> Prompt: Please copy the lines below exactly, from the first one through the line showing "import plotly.graph_objects as go".
## Begin
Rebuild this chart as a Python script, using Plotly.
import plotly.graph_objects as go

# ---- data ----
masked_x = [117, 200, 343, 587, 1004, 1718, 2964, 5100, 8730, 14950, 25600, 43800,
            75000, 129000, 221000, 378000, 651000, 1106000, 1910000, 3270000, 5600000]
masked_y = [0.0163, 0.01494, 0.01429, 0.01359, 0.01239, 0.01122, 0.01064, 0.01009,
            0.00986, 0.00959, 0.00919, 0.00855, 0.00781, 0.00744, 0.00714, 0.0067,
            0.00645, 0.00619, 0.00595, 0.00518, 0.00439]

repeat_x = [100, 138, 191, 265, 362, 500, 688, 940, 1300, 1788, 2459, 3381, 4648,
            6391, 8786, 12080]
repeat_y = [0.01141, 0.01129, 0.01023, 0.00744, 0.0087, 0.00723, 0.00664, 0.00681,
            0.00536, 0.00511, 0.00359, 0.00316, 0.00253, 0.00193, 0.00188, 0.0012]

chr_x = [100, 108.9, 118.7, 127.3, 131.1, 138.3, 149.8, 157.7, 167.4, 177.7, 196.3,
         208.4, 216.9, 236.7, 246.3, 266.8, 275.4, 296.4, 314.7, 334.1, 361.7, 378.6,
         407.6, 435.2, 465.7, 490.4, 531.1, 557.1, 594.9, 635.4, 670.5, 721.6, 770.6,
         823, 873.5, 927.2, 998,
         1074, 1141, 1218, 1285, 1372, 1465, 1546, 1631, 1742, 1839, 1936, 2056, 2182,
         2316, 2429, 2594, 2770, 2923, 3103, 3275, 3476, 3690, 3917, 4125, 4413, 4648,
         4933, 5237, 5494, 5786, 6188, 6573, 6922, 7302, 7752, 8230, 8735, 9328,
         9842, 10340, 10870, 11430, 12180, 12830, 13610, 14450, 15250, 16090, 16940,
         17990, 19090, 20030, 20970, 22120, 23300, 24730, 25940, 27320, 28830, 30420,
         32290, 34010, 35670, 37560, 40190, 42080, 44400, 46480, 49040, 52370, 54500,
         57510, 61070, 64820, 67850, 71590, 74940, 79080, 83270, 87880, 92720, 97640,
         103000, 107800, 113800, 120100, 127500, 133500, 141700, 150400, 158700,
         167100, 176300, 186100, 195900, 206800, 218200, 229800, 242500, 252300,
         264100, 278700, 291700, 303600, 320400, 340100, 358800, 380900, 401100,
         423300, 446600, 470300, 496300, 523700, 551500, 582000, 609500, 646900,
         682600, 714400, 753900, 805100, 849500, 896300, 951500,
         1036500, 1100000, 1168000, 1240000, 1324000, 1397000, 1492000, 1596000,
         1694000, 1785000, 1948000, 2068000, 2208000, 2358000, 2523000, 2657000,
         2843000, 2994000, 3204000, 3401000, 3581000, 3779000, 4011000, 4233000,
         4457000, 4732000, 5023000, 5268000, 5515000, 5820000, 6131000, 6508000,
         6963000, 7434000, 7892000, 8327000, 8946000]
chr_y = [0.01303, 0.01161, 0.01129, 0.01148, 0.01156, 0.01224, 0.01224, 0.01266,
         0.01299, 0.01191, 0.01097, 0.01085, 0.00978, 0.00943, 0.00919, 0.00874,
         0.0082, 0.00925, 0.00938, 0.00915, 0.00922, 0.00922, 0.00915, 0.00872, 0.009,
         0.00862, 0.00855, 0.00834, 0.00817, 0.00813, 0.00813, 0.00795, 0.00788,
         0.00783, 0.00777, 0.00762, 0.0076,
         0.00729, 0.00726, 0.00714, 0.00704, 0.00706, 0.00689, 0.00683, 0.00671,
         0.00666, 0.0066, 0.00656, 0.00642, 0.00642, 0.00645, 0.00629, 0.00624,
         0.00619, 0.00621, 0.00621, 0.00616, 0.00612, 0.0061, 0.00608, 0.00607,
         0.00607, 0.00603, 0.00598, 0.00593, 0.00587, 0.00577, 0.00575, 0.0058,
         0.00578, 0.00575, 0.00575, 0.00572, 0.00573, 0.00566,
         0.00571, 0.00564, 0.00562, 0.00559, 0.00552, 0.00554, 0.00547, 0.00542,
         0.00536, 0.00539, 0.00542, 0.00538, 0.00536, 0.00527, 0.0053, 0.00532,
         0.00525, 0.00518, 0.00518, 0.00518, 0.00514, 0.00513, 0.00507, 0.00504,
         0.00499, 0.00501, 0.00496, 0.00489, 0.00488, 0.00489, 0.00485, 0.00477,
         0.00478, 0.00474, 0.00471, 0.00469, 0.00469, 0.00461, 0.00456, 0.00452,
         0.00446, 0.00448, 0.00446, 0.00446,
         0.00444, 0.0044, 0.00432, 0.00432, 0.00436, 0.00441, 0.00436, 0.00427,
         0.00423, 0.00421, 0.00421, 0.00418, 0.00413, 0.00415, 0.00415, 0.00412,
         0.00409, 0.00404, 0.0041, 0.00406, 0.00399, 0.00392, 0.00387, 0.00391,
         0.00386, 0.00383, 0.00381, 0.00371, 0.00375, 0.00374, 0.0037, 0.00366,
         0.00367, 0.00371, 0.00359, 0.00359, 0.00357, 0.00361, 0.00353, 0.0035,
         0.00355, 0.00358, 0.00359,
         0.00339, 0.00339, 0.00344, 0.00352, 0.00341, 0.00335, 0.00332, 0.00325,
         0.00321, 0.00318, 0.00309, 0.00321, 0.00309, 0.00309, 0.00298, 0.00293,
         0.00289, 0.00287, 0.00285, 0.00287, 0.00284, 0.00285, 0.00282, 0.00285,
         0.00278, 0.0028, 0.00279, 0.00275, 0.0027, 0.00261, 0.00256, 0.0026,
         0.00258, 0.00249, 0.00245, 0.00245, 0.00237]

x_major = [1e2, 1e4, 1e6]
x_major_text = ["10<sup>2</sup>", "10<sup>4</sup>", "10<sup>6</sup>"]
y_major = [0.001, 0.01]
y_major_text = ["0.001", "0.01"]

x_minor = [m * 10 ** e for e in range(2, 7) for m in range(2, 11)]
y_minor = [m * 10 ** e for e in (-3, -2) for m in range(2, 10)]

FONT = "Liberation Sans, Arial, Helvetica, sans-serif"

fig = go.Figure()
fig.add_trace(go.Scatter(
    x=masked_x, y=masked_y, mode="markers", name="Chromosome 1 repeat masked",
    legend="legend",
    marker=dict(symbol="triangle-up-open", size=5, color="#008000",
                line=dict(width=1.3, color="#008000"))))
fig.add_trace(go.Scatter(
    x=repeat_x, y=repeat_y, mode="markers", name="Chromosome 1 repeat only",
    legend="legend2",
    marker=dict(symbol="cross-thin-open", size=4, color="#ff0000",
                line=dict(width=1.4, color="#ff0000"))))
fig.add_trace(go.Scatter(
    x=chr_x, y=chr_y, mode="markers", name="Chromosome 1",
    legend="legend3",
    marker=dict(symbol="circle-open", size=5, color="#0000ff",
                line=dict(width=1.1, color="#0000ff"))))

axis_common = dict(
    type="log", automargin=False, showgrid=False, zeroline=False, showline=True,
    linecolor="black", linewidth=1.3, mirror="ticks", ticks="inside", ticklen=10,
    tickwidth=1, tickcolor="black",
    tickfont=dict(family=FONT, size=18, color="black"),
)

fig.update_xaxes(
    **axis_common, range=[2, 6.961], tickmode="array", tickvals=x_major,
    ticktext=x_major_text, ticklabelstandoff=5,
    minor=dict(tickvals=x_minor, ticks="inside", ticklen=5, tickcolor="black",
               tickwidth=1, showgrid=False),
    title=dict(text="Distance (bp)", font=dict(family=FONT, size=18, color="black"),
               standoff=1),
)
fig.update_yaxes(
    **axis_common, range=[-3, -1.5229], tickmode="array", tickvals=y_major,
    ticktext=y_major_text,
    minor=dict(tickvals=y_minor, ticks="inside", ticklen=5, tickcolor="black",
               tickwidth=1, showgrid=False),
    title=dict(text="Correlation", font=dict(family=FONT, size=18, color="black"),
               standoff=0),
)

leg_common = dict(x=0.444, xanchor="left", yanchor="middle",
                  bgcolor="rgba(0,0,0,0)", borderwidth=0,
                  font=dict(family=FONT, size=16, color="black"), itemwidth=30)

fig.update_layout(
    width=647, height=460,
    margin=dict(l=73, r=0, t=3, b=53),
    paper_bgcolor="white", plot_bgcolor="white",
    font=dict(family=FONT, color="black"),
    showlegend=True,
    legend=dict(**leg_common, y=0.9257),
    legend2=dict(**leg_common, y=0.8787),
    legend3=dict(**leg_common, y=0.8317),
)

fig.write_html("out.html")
## End
> The solution:
Rebuild this chart as a Python script, using Plotly.
import plotly.graph_objects as go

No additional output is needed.